My advice for opening a story is begin at the moment when everything changes.
 

ThinkerX

Myth Weaver
My 'Empire' series is linear - mostly.

I use a 'one POV character, one chapter' format. There are four main POV characters whose tales are told in a linear fashion, apart from the odd flashback.

However, there are other POV characters, and their chapters are always set in the past. Sometimes, this is the recent past - a year or so earlier, but others are set thousands of years before the main story. (They center on characters who are effectively immortal whose actions sha[ed the present.)
 

skip.knox

toujours gai, archie
Moderator
You just need to write. You can start with timelines or a scene. You can write the ending or the beginning or something in the middle.

Right now you are worrying over how to arrange something you have not written; therefore, all possibilities open up and everything seems both endless and overwhelming. Once you start writing, the story gains substance, and then you can start wondering about how best to arrange (or re-arrange) it.
 

xena

Troubadour
If your opening feels weak now, you can always swap in a stronger moment once the big scenes are written. Nothing is permanent in a draft.
 

Bracokey

New Member
I've always built the world so i can understand the mechanics that would influence my story. Without doing that I feel like i'm swimming in blue water. very little to ground yourself in. Not even sure which way is up, -figuratively speaking. if you dont want to make a map or create a basic history of the world, you could stick to just the region your characters will be operating in. King X of Fillinthegap rules with a kind heart. etc
 
Just write in whichever way gets the complete story down on paper.

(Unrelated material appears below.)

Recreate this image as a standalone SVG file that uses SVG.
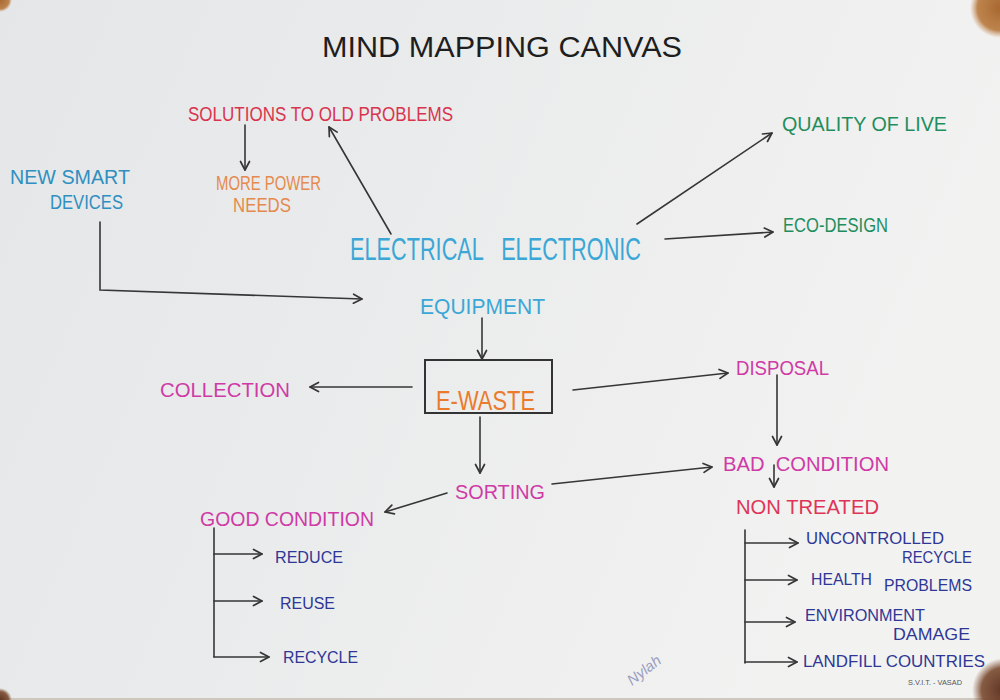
<svg xmlns="http://www.w3.org/2000/svg" width="1000" height="700" viewBox="0 0 1000 700">
  <defs>
    <linearGradient id="paper" x1="0" y1="0" x2="1" y2="0.3">
      <stop offset="0" stop-color="#e4e6e8"/>
      <stop offset="0.6" stop-color="#eceded"/>
      <stop offset="1" stop-color="#f2f2f1"/>
    </linearGradient>
    <radialGradient id="wood" cx="0.5" cy="0.5" r="0.5">
      <stop offset="0" stop-color="#a8672f"/>
      <stop offset="0.75" stop-color="#b8783c" stop-opacity="0.9"/>
      <stop offset="1" stop-color="#c89060" stop-opacity="0"/>
    </radialGradient>
    <radialGradient id="thumb" cx="0.5" cy="0.5" r="0.5">
      <stop offset="0" stop-color="#5e3422"/>
      <stop offset="0.7" stop-color="#7a4a30" stop-opacity="0.9"/>
      <stop offset="1" stop-color="#8a5a3a" stop-opacity="0"/>
    </radialGradient>
    <marker id="arr" viewBox="0 0 12 12" refX="10.5" refY="6" markerWidth="12" markerHeight="12" markerUnits="userSpaceOnUse" orient="auto">
      <path d="M2,1.5 L10.5,6 L2,10.5" fill="none" stroke="#353535" stroke-width="1.7" stroke-linecap="round" stroke-linejoin="round"/>
    </marker>
    <style>
      text { font-family: "Liberation Sans", "DejaVu Sans", sans-serif; white-space: pre; }
      .hand { font-size: 20px; }
      .red { fill: #d9344e; }
      .orange { fill: #e58a4e; }
      .blue { fill: #2f8fc0; }
      .sky { fill: #3ba7d6; }
      .green { fill: #1f8e5e; }
      .mag { fill: #cf3aa6; }
      .pink { fill: #df3457; }
      .navy { fill: #2f3796; font-size: 16px; }
      .line { fill: none; stroke: #363636; stroke-width: 1.6; stroke-linecap: round; }
      .arrow { marker-end: url(#arr); }
    </style>
  </defs>

  <!-- paper sheet with corner shadows -->
  <rect x="0" y="0" width="1000" height="700" fill="url(#paper)"/>
  <rect x="0" y="698" width="1000" height="2" fill="#cfc6bd"/>
  <circle cx="0" cy="0" r="12" fill="url(#wood)"/>
  <circle cx="1000" cy="8" r="30" fill="url(#wood)"/>
  <circle cx="1004" cy="690" r="32" fill="url(#thumb)"/>
  <circle cx="0" cy="700" r="12" fill="url(#thumb)"/>

  <!-- title -->
  <text id="title" x="322" y="57" font-size="30" fill="#1e1e1e" textLength="360" lengthAdjust="spacingAndGlyphs">MIND MAPPING CANVAS</text>

  <!-- connectors -->
  <g id="connectors">
    <line class="line arrow" x1="245" y1="125" x2="245" y2="170"/>
    <line class="line arrow" x1="391" y1="234" x2="329" y2="127"/>
    <polyline class="line arrow" points="100,222 100,290 362,299"/>
    <line class="line arrow" x1="637" y1="224" x2="772" y2="133"/>
    <line class="line arrow" x1="665" y1="239" x2="773" y2="232"/>
    <line class="line arrow" x1="482" y1="318" x2="482" y2="359"/>
    <line class="line arrow" x1="412" y1="387" x2="310" y2="387"/>
    <line class="line arrow" x1="480" y1="417" x2="480" y2="473"/>
    <line class="line arrow" x1="447" y1="493" x2="385" y2="512"/>
    <line class="line arrow" x1="573" y1="390" x2="728" y2="373"/>
    <line class="line arrow" x1="552" y1="484" x2="712" y2="467"/>
    <line class="line arrow" x1="777" y1="375" x2="777" y2="445"/>
    <line class="line arrow" x1="774" y1="465" x2="774" y2="487"/>
    <!-- good condition branches -->
    <line class="line" x1="214" y1="528" x2="214" y2="657"/>
    <line class="line arrow" x1="214" y1="554" x2="262" y2="554"/>
    <line class="line arrow" x1="214" y1="601" x2="262" y2="601"/>
    <line class="line arrow" x1="214" y1="657" x2="269" y2="657"/>
    <!-- non treated branches -->
    <line class="line" x1="745" y1="530" x2="745" y2="663"/>
    <line class="line arrow" x1="745" y1="543" x2="798" y2="543"/>
    <line class="line arrow" x1="745" y1="580" x2="797" y2="580"/>
    <line class="line arrow" x1="745" y1="622" x2="795" y2="622"/>
    <line class="line arrow" x1="745" y1="662" x2="797" y2="662"/>
  </g>

  <!-- nodes -->
  <g id="solutions"><text class="hand red" x="188" y="121" textLength="265" lengthAdjust="spacingAndGlyphs">SOLUTIONS TO OLD PROBLEMS</text></g>
  <g id="more-power">
    <text class="hand orange" x="216" y="190" font-size="18" textLength="105" lengthAdjust="spacingAndGlyphs">MORE POWER</text>
    <text class="hand orange" x="233" y="212" font-size="18" textLength="58" lengthAdjust="spacingAndGlyphs">NEEDS</text>
  </g>
  <g id="new-devices">
    <text class="hand blue" x="10" y="184" font-size="19" textLength="120" lengthAdjust="spacingAndGlyphs">NEW SMART</text>
    <text class="hand blue" x="50" y="209" font-size="19" textLength="73" lengthAdjust="spacingAndGlyphs">DEVICES</text>
  </g>
  <g id="eee">
    <text class="sky" x="350" y="260" font-size="31" textLength="291" lengthAdjust="spacingAndGlyphs">ELECTRICAL   ELECTRONIC</text>
    <text class="sky" x="420" y="314" font-size="22" textLength="125" lengthAdjust="spacingAndGlyphs">EQUIPMENT</text>
  </g>
  <g id="quality"><text class="hand green" x="782" y="131" textLength="165" lengthAdjust="spacingAndGlyphs">QUALITY OF LIVE</text></g>
  <g id="eco-design"><text class="hand green" x="783" y="232" font-size="18" textLength="105" lengthAdjust="spacingAndGlyphs">ECO-DESIGN</text></g>
  <g id="e-waste">
    <rect x="425" y="360" width="127" height="53" fill="none" stroke="#333" stroke-width="2"/>
    <text x="436" y="410" font-size="28" fill="#ea7b2c" textLength="99" lengthAdjust="spacingAndGlyphs">E-WASTE</text>
  </g>
  <g id="collection"><text class="hand mag" x="160" y="397" textLength="130" lengthAdjust="spacingAndGlyphs">COLLECTION</text></g>
  <g id="disposal"><text class="hand mag" x="736" y="375" textLength="93" lengthAdjust="spacingAndGlyphs">DISPOSAL</text></g>
  <g id="bad-condition"><text class="hand mag" x="723" y="471" textLength="166" lengthAdjust="spacingAndGlyphs">BAD  CONDITION</text></g>
  <g id="non-treated"><text class="hand pink" x="736" y="514" textLength="143" lengthAdjust="spacingAndGlyphs">NON TREATED</text></g>
  <g id="sorting"><text class="hand mag" x="455" y="499" textLength="90" lengthAdjust="spacingAndGlyphs">SORTING</text></g>
  <g id="good-condition"><text class="hand mag" x="200" y="526" textLength="174" lengthAdjust="spacingAndGlyphs">GOOD CONDITION</text></g>
  <g id="reduce"><text class="navy" x="275" y="563" font-size="17" textLength="68" lengthAdjust="spacingAndGlyphs">REDUCE</text></g>
  <g id="reuse"><text class="navy" x="280" y="609" font-size="17" textLength="55" lengthAdjust="spacingAndGlyphs">REUSE</text></g>
  <g id="recycle"><text class="navy" x="283" y="663" font-size="17" textLength="75" lengthAdjust="spacingAndGlyphs">RECYCLE</text></g>
  <g id="uncontrolled">
    <text class="navy" x="806" y="544" textLength="138" lengthAdjust="spacingAndGlyphs">UNCONTROLLED</text>
    <text class="navy" x="902" y="563" textLength="70" lengthAdjust="spacingAndGlyphs">RECYCLE</text>
  </g>
  <g id="health">
    <text class="navy" x="811" y="585" textLength="61" lengthAdjust="spacingAndGlyphs">HEALTH</text>
    <text class="navy" x="884" y="591" textLength="88" lengthAdjust="spacingAndGlyphs">PROBLEMS</text>
  </g>
  <g id="environment">
    <text class="navy" x="805" y="621" textLength="120" lengthAdjust="spacingAndGlyphs">ENVIRONMENT</text>
    <text class="navy" x="893" y="640" textLength="77" lengthAdjust="spacingAndGlyphs">DAMAGE</text>
  </g>
  <g id="landfill"><text class="navy" x="803" y="667" font-size="17" textLength="182" lengthAdjust="spacingAndGlyphs">LANDFILL COUNTRIES</text></g>

  <!-- footer marks -->
  <text x="908" y="685" font-size="7" fill="#555" textLength="54" lengthAdjust="spacingAndGlyphs">S.V.I.T. - VASAD</text>
  <text x="632" y="686" font-size="15" font-style="italic" fill="#9a9ec0" font-family="Liberation Serif, serif" transform="rotate(-38 632 686)">Nylah</text>
</svg>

Once you've finished, check where things stand and see if you began in the right place. Plenty of writers rewrite their opening after they've finished simply because only then they know where they actually need to start. But you can't really see the complete picture until you finished it.

So don't worry too much about maybe starting in the wrong place. Just write it and see where you stand at the end.
 

skip.knox

toujours gai, archie
Moderator
I second the Prince. I have never started a story in the "right" place. Every novel and short story I've written has started in the end in a different place than when I started.

I have learned that when I start asking questions along the lines of "should I do X or Y?", that's a sure sign I need to write something.